_REQUIREMENT_. Repeat the lines below exactly as they appear, but leave out the images.

_GIVEN INFORMATION_.
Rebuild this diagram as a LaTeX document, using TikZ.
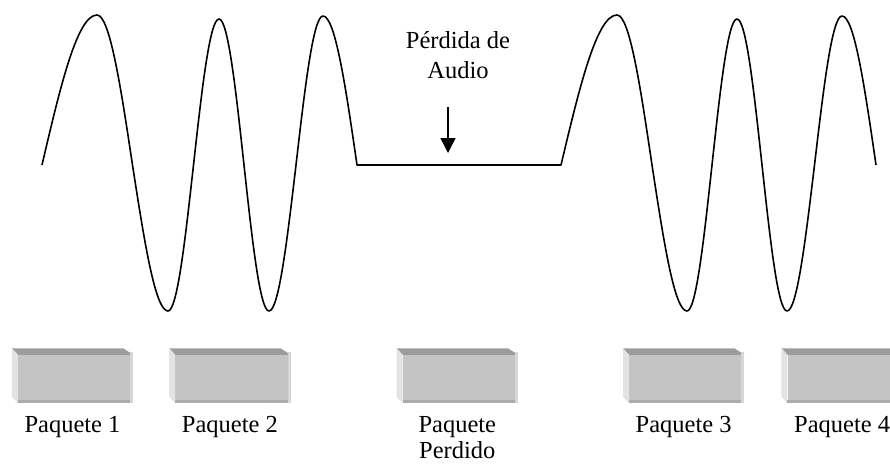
\documentclass[tikz,border=0pt]{standalone}
\usepackage{fontspec}
\setmainfont{Liberation Serif}
\usepackage{tikz}
\usepackage{xcolor}
\usetikzlibrary{positioning,arrows.meta}
\definecolor{pkt-front}{HTML}{C4C4C4}
\definecolor{pkt-top}{HTML}{9C9C9C}
\definecolor{pkt-side}{HTML}{E3E3E3}
\definecolor{pkt-rim}{HTML}{ABABAB}
\definecolor{pkt-edge}{HTML}{D6D6D6}
\tikzset{
    wave-line/.style = {draw=black, line width=1.6pt, line join=round},
    packet-box/.style = {rectangle, fill=pkt-front, minimum width=115pt, minimum height=48pt, inner sep=0pt},
    packet-label/.style = {font=\fontsize{24.5}{26}\selectfont, align=center, inner sep=0pt, anchor=north},
    loss-arrow/.style = {line width=1.5pt, -{Triangle[length=15pt,width=15pt]}},
}

\begin{document}
\begin{tikzpicture}[x=1pt,y=-1pt]
\useasboundingbox (0,0) rectangle (890,464);
% signal with the gap
\draw[wave-line] (42,165) sin (97,15) cos (132.5,165) sin (168,311) cos (193.5,165) sin (219,19)
    cos (244,165) sin (269,311) cos (296,165) sin (323,16) cos (357,165)
    -- (561,165) sin (617,15) cos (652,165) sin (687,311) cos (712,165) sin (737,19)
    cos (762,165) sin (787,311) cos (814.5,165) sin (842,16) cos (876,165);
\node[font=\fontsize{24.5}{30}\selectfont, align=center, inner sep=0pt, anchor=north] (loss) at (458,31) {Pérdida de\\Audio};
\coordinate (drop-top) at (448,107);
\coordinate (drop-tip) at (448,153);
\draw[loss-arrow] (drop-top) -- (drop-tip);
% packets
\node[packet-box] (pkt1) at (75.5,379) {};
\node[packet-box, right=42pt of pkt1] (pkt2) {};
\node[packet-box, right=112pt of pkt2] (lost) {};
\node[packet-box, right=111pt of lost] (pkt3) {};
\node[packet-box, right=43pt of pkt3] (pkt4) {};
\foreach \pk in {pkt1,pkt2,lost,pkt3,pkt4} {
    \fill[pkt-top] ([xshift=-6pt,yshift=6.5pt]\pk.north west) -- ([xshift=-10pt,yshift=6.5pt]\pk.north east)
        -- (\pk.north east) -- (\pk.north west) -- cycle;
    \fill[pkt-side] ([xshift=-6pt,yshift=6.5pt]\pk.north west) -- (\pk.north west)
        -- (\pk.south west) -- ([xshift=-6pt,yshift=6.5pt]\pk.south west) -- cycle;
    \fill[pkt-rim] ([yshift=3pt]\pk.south west) rectangle (\pk.south east);
    \fill[pkt-edge] ([xshift=-3pt,yshift=3pt]\pk.north east) rectangle (\pk.south east);
}
\node[packet-label, below=12.5pt of pkt1, xshift=-3pt] (lbl1) {Paquete 1};
\node[packet-label, below=12.5pt of pkt2, xshift=-3pt] (lbl2) {Paquete 2};
\node[packet-label, below=13.5pt of lost, xshift=-3pt] (lbl-lost) {Paquete\\Perdido};
\node[packet-label, below=12.5pt of pkt3, xshift=-3pt] (lbl3) {Paquete 3};
\node[packet-label, below=12.5pt of pkt4, xshift=-3pt] (lbl4) {Paquete 4};
\end{tikzpicture}
\end{document}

_RESPONSE_.
Rebuild this diagram as a LaTeX document, using TikZ.
\documentclass[tikz,border=0pt]{standalone}
\usepackage{fontspec}
\setmainfont{Liberation Serif}
\usepackage{tikz}
\usepackage{xcolor}
\usetikzlibrary{positioning,arrows.meta}
\definecolor{pkt-front}{HTML}{C4C4C4}
\definecolor{pkt-top}{HTML}{9C9C9C}
\definecolor{pkt-side}{HTML}{E3E3E3}
\definecolor{pkt-rim}{HTML}{ABABAB}
\definecolor{pkt-edge}{HTML}{D6D6D6}
\tikzset{
    wave-line/.style = {draw=black, line width=1.6pt, line join=round},
    packet-box/.style = {rectangle, fill=pkt-front, minimum width=115pt, minimum height=48pt, inner sep=0pt},
    packet-label/.style = {font=\fontsize{24.5}{26}\selectfont, align=center, inner sep=0pt, anchor=north},
    loss-arrow/.style = {line width=1.5pt, -{Triangle[length=15pt,width=15pt]}},
}

\begin{document}
\begin{tikzpicture}[x=1pt,y=-1pt]
\useasboundingbox (0,0) rectangle (890,464);
% signal with the gap
\draw[wave-line] (42,165) sin (97,15) cos (132.5,165) sin (168,311) cos (193.5,165) sin (219,19)
    cos (244,165) sin (269,311) cos (296,165) sin (323,16) cos (357,165)
    -- (561,165) sin (617,15) cos (652,165) sin (687,311) cos (712,165) sin (737,19)
    cos (762,165) sin (787,311) cos (814.5,165) sin (842,16) cos (876,165);
\node[font=\fontsize{24.5}{30}\selectfont, align=center, inner sep=0pt, anchor=north] (loss) at (458,31) {Pérdida de\\Audio};
\coordinate (drop-top) at (448,107);
\coordinate (drop-tip) at (448,153);
\draw[loss-arrow] (drop-top) -- (drop-tip);
% packets
\node[packet-box] (pkt1) at (75.5,379) {};
\node[packet-box, right=42pt of pkt1] (pkt2) {};
\node[packet-box, right=112pt of pkt2] (lost) {};
\node[packet-box, right=111pt of lost] (pkt3) {};
\node[packet-box, right=43pt of pkt3] (pkt4) {};
\foreach \pk in {pkt1,pkt2,lost,pkt3,pkt4} {
    \fill[pkt-top] ([xshift=-6pt,yshift=6.5pt]\pk.north west) -- ([xshift=-10pt,yshift=6.5pt]\pk.north east)
        -- (\pk.north east) -- (\pk.north west) -- cycle;
    \fill[pkt-side] ([xshift=-6pt,yshift=6.5pt]\pk.north west) -- (\pk.north west)
        -- (\pk.south west) -- ([xshift=-6pt,yshift=6.5pt]\pk.south west) -- cycle;
    \fill[pkt-rim] ([yshift=3pt]\pk.south west) rectangle (\pk.south east);
    \fill[pkt-edge] ([xshift=-3pt,yshift=3pt]\pk.north east) rectangle (\pk.south east);
}
\node[packet-label, below=12.5pt of pkt1, xshift=-3pt] (lbl1) {Paquete 1};
\node[packet-label, below=12.5pt of pkt2, xshift=-3pt] (lbl2) {Paquete 2};
\node[packet-label, below=13.5pt of lost, xshift=-3pt] (lbl-lost) {Paquete\\Perdido};
\node[packet-label, below=12.5pt of pkt3, xshift=-3pt] (lbl3) {Paquete 3};
\node[packet-label, below=12.5pt of pkt4, xshift=-3pt] (lbl4) {Paquete 4};
\end{tikzpicture}
\end{document}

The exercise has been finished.